不是的,即使李彤一直留在纽约,有朋友陪着她天天打牌,她也不能真正摆脱痛苦。对李彤来说,她在这个世界上已经没有归属地了,无论在纽约还是威尼斯。即使在纽约,她的生活也是在一片空虚寂寞之中,生活只有工作、赌马、打牌,看不到任何生活的希望。虽然有追求者,但是她却无法避免爱情的幻灭,始终孑然一身。
(2)那个一直压抑着李彤内心的东西究竟是什么呢?
正如小说的题目叫做《谪仙记》。谪仙,顾名思义,就是被贬谪的神仙,李彤就好像被贬谪的仙人,来到了本不属于自己的环境(纽约和威尼斯),却由于父母的意外而无法回到故乡(归属地),无法找回自我。而在曾经承载着她梦想的纽约,她的美丽与心气,最终将被现实生活的残酷空虚所磨灭。

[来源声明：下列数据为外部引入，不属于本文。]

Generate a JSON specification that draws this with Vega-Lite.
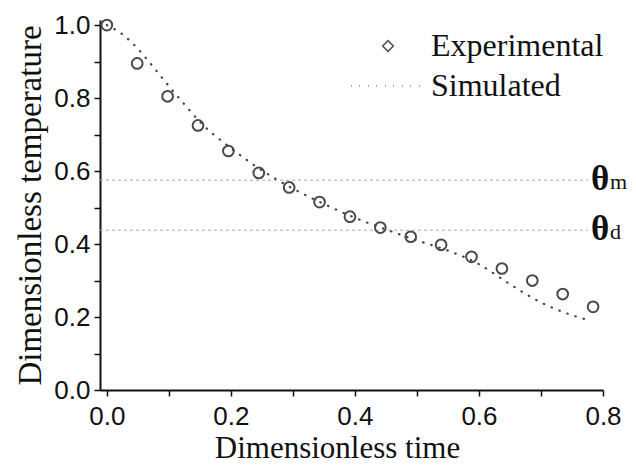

要想理解压抑李彤内心、最终导致她自杀的东西,我们需要简要了解一下作者白先勇先生:生于中国广西桂林,父亲白崇禧是中国国民党桂系将领。抗日战争时他与家人到过重庆、上海和南京,后来于1948年迁居香港,在1952年移居台湾。1965年,取得爱荷华大学硕士学位后,白先勇到加州大学授课,并从此在那里定居。从作者的简历中看出:从大陆到香港再到台湾,最后到美国。这种颠沛流离的生活影响了白先勇的写作。我们发现,《谪仙记》中李彤原来的家庭,正是旧官僚家庭,和作者白先勇的家庭背景有相似之处。先辈们的“显赫”和上流社会的“气派”,在作者童年的记忆中留下了深刻的印象,会自然联想到小说中的李彤。那么他在美国的经历也让他感受到旅美中国人的复杂心理状态:对美国物质文明的向往、对西方文化腐朽一面的厌恶、漂泊海外而无根的痛苦感觉。
这三方面所结合成的复杂心理状态,在李彤的身上都有着体现:因为对物质文明的向往,李彤和同学来到了美国;但是来到这里后,发现了西方文化中腐朽空虚的一面,便怀念起故乡;不幸的是,父母在海上罹难,家产也没有了,这对李彤来说不仅仅是没有了至亲和金钱,更是没有了根基和信仰。没有了这两样,和人没有了灵魂又有什么分别呢?这三种复杂的心理状态交织在一起而形成的痛苦,吞噬着李彤的内心,压抑着她的心灵,最终也导致了她的死亡。
参考文献
[1] 白先勇.纽约客[M].桂林:广西师范大学出版社,2010.
[2] 弗洛伊德.弗洛伊德后期作品选[M].上海:上海译文出版社,1986.